Ontario Construction News staff writer
Applications are being accepted until Apr. 28 for two new initiatives expected to accelerate building retrofits: the Deep Retrofit Accelerator Initiative (DRAI) and the Greener Neighbourhoods Pilot Program (GNPP).
The $200-million Deep Retrofit Accelerator Initiative will invest in projects that support the development of deep retrofits in commercial, institutional or mid- or high-rise multi-unit residential buildings across Canada.
Selected projects will establish and collect deep retrofit projects, guide building owners in the process of developing and implementing specific retrofit projects, identify available funding and financing for specific deep retrofit projects, and conduct capacity building activities, such as developing or implementing new, standardized or replicable methods for deep retrofits.
The call for applications is open to organizations including nonprofits, private firms, civil society, municipalities, provinces and territories, and Indigenous organizations and groups.
DRAI applications will remain open until Apr. 28 and Indigenous organizations can apply on an ongoing basis until March 31, 2025, or until funding is fully distributed.
Greener Neighbourhoods Pilot Program
The $35.5-million Greener Neighbourhoods Pilot Program will support up to six communities across Canada to develop integrated approaches to deep energy retrofits — or a major building renovation project — such as upgrading building walls and insulation or upgrading space heating equipment. The call for proposals for Market Development Teams will remain open until April 5.

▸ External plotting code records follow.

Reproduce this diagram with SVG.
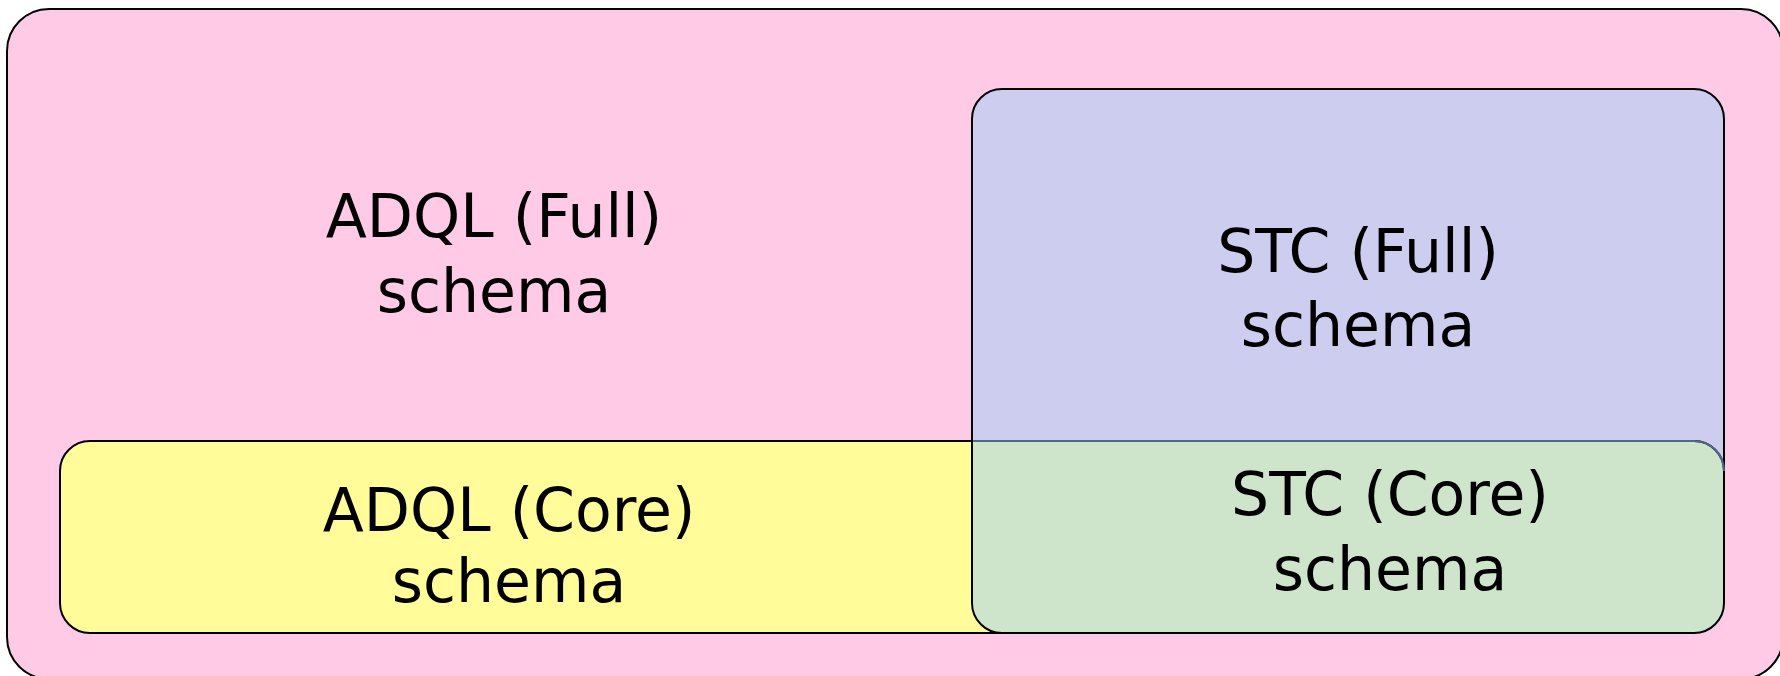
<svg xmlns="http://www.w3.org/2000/svg" width="1780" height="676" viewBox="0 0 1780 676">
<style>
.box{stroke:#000;stroke-width:2}
.lbl{font-family:"DejaVu Sans",sans-serif;font-size:60px;fill:#000;text-anchor:middle}
</style>
<rect width="1780" height="676" fill="#ffffff"/>
<g id="adql-full">
<rect class="box" x="7" y="9" width="1776" height="670" rx="42" fill="#ffcae6"/>
<text class="lbl" x="494" y="237">ADQL (Full)</text>
<text class="lbl" x="494" y="312">schema</text>
</g>
<g id="adql-core">
<rect class="box" x="60" y="441" width="1000" height="192" rx="30" fill="#fffc99"/>
<text class="lbl" x="509" y="531">ADQL (Core)</text>
<text class="lbl" x="509" y="602">schema</text>
</g>
<g id="stc-full">
<rect class="box" x="972" y="89" width="752" height="420" rx="30" fill="#cdcdf0"/>
<text class="lbl" x="1358" y="272">STC (Full)</text>
<text class="lbl" x="1358" y="346">schema</text>
</g>
<g id="stc-core">
<path class="box" d="M972 441 H1694 A30 30 0 0 1 1724 471 V603 A30 30 0 0 1 1694 633 H1002 A30 30 0 0 1 972 603 Z" fill="#cee5cc"/>
<path d="M972 441 H1694 A30 30 0 0 1 1724 471" fill="none" stroke="#4f6788" stroke-width="2"/>
<line x1="972" y1="440" x2="972" y2="603" stroke="#000" stroke-width="2"/>
<text class="lbl" x="1390" y="515">STC (Core)</text>
<text class="lbl" x="1390" y="590">schema</text>
</g>
<g id="connectors"/>
</svg>
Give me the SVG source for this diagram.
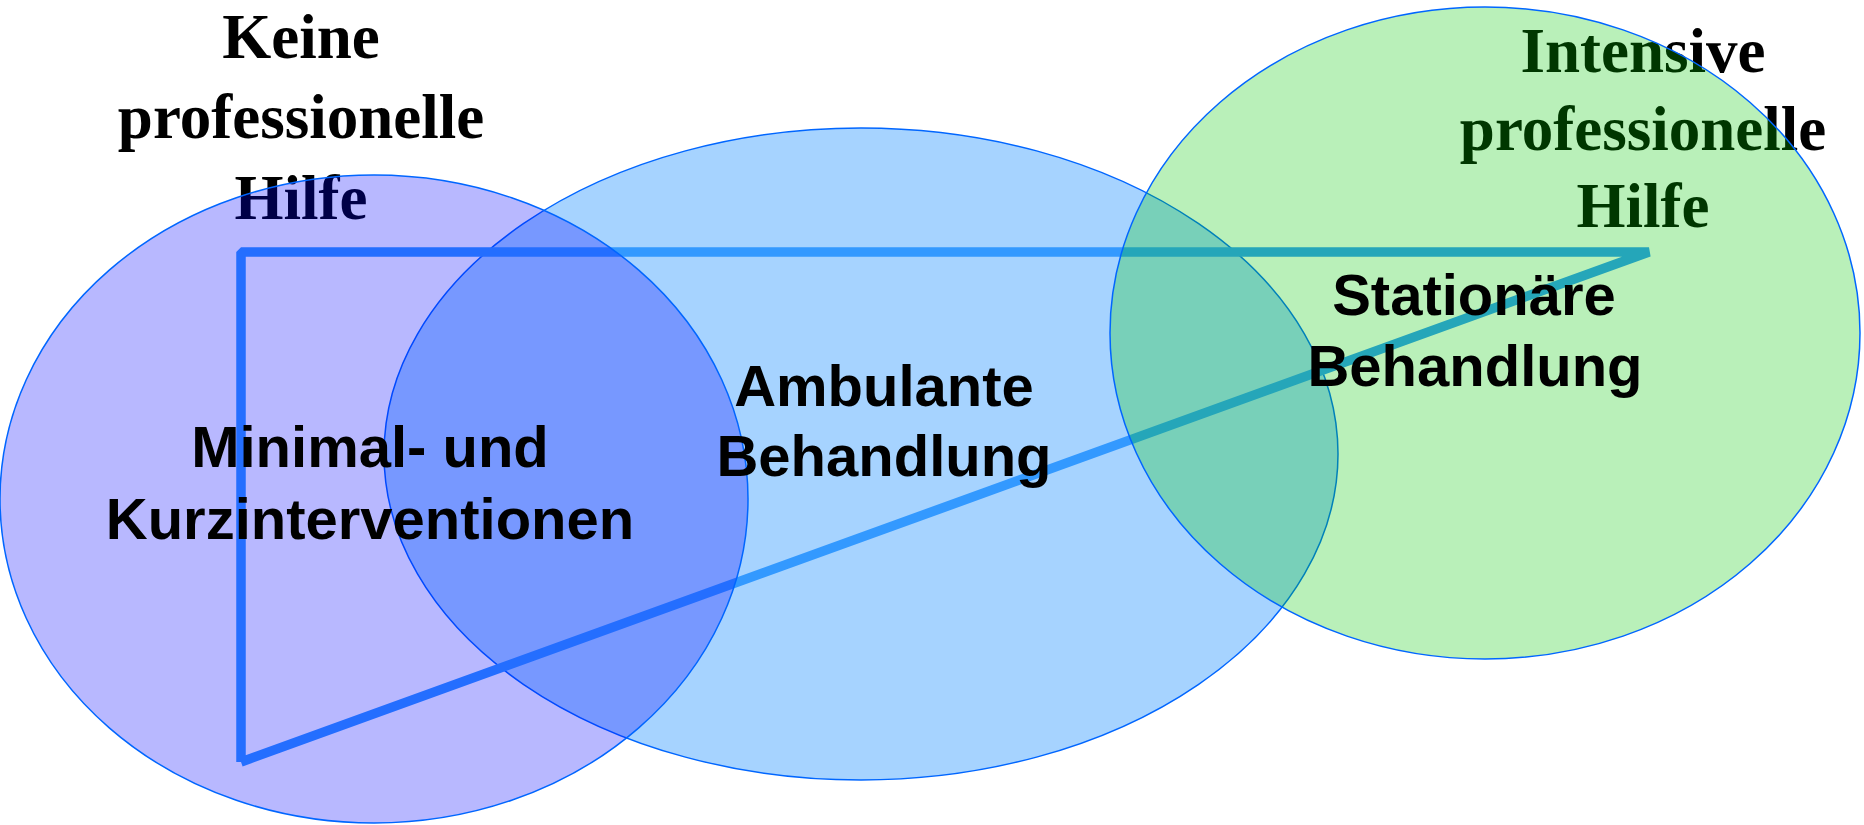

Phase one of the program will support regional market development teams (MDTs) in preparing scalable deep energy retrofit plans for their communities. MDTs can convene and coordinate supply-side and demand-side actors to broker aggregated deep energy retrofit projects, find solutions to regional gaps and barriers, and drive market transformation in their regions.
Proposals are being accepted from nonprofits, private firms, and Indigenous organizations and groups. Successful applicants could receive contributions of up to $1 million per project.
The call for proposals under phase two is expected to launch by the summer of 2023. This will support demonstration projects in up to six communities, targeting clusters of low-rise housing (at least 100 units). These proposals will explore innovative and cost-effective pathways for more affordable and efficient building renovations.
“Retrofitting Canada’s buildings stock provides us with the opportunity to make communities more resilient to climate-related impacts while reducing emissions and utility bills, increasing energy efficiency and creating good-paying jobs in construction and maintenance. The Government of Canada opened a call for applications for projects that will enable retrofits in the buildings sector,” said Jonathan Wilkinson, minister of natural resources.
More than two-thirds of buildings that will be standing in Canada in 2050 have already been built today, and most of them need to be retrofitted to make them more sustainable.